In-Depth Notes on Protectionism

Protectionism

Arguments for Protectionism

  • Employment:

    • Protectionism is argued as necessary to preserve jobs in domestic industries that face competition from foreign imports.

    • Example: If India exports textiles successfully, it can lead to job losses in countries like the UK.

  • Infant Industries:

    • New or emerging industries may struggle against established competitors and thus need protection to develop.

    • Governments may protect these industries until they achieve economies of scale.

  • Declining Industries:

    • Protection can buy time for declining industries to adjust structurally.

    • Example: The US has implemented tariffs on Chinese steel to support its domestic steel industry.

  • Unfair Competition:

    • Protectionism can be justified when competitors from other countries engage in unfair trading practices, such as counterfeit goods.

    • Example: Restrictions on imitation UK goods sold in the UK.

  • Balance of Payments:

    • Import controls may be suggested to rectify persistent balance of payments deficits through reduced imports.

    • A high propensity to import can lead to deflationary policies that restrain domestic investment.

  • Raise Revenue:

    • Tariffs on imports can generate revenue for the government, especially if demand for the goods is inelastic.

  • Maintain Security:

    • Some vital products should be produced domestically for national security reasons, such as defense materials.

Arguments Against Protectionism

  • Encourages Inefficiency:

    • Protected industries may become complacent, inhibiting innovation.

    • Example: Existing market share could lead to stagnation and overstaffing.

  • Misallocation of Resources:

    • Resources may remain in declining industries rather than moving to more productive, expanding sectors.

    • Protection of one industry (e.g., steel) can adversely impact dependent sectors (e.g., construction).

  • Increased Cost of Living:

    • Protecting domestic industries often leads to higher prices for consumers, as imported goods are taxed and domestic prices rise.

  • Risk of Retaliation:

    • Protectionist measures may lead to retaliatory actions from other countries, diminishing global trade and complicating international relations.

    • Example: During Trump's presidency, trade tensions escalated between the US and China.

Methods of Protection

  • Tariffs:

    • A common form of import control, tariffs can be either ad valorem (percentage of value) or specific (set amount per item).

    • Tariffs can be used both to reduce imports or to generate revenue depending on demand elasticity.

  • Quotas:

    • Limit the quantity of imports allowed, though their use is discouraged by the WTO unless under specific circumstances.

    • Example: Voluntary Export Restraint Agreements (VERAs), like South Korea's steel limit to the USA.

  • Hidden Restrictions:

    • Indirect methods, such as complex regulations and standards that foreign goods must meet, can effectively limit imports.

    • Example: The ban on single-use plastic bags in France benefitting domestic manufacturers.

    • Governments may favor domestic suppliers in their procurement processes, even at a potential cost disadvantage.

  • Subsidies:

    • Financial support may be given to domestic producers to make exporting easier and more lucrative.

    • Example: European subsidies on electricity support local manufacturers.
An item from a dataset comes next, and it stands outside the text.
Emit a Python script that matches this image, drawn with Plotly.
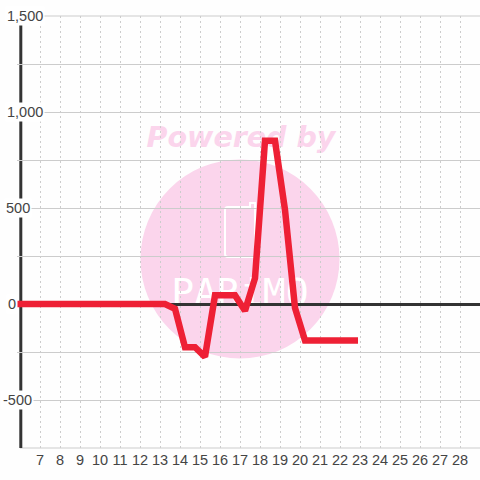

Tariffs, which are import duties on foreign goods, increase prices and encourage consumers to choose domestically produced products.

    • Economic disputes arise over issues like "dumping" practices and trade agreements, as seen between the EU and China regarding steel.

  • US-China Trade War:

    • Trump's administration sought to impose high tariffs to protect US jobs.

    • The US increased tariffs (up to 25%) on Chinese goods, which raised geopolitical tensions and resulted in retaliatory tariffs by China.

    • After initial tensions, a limited trade deal was reached in January 2020, though US reliance on Chinese products remained significant.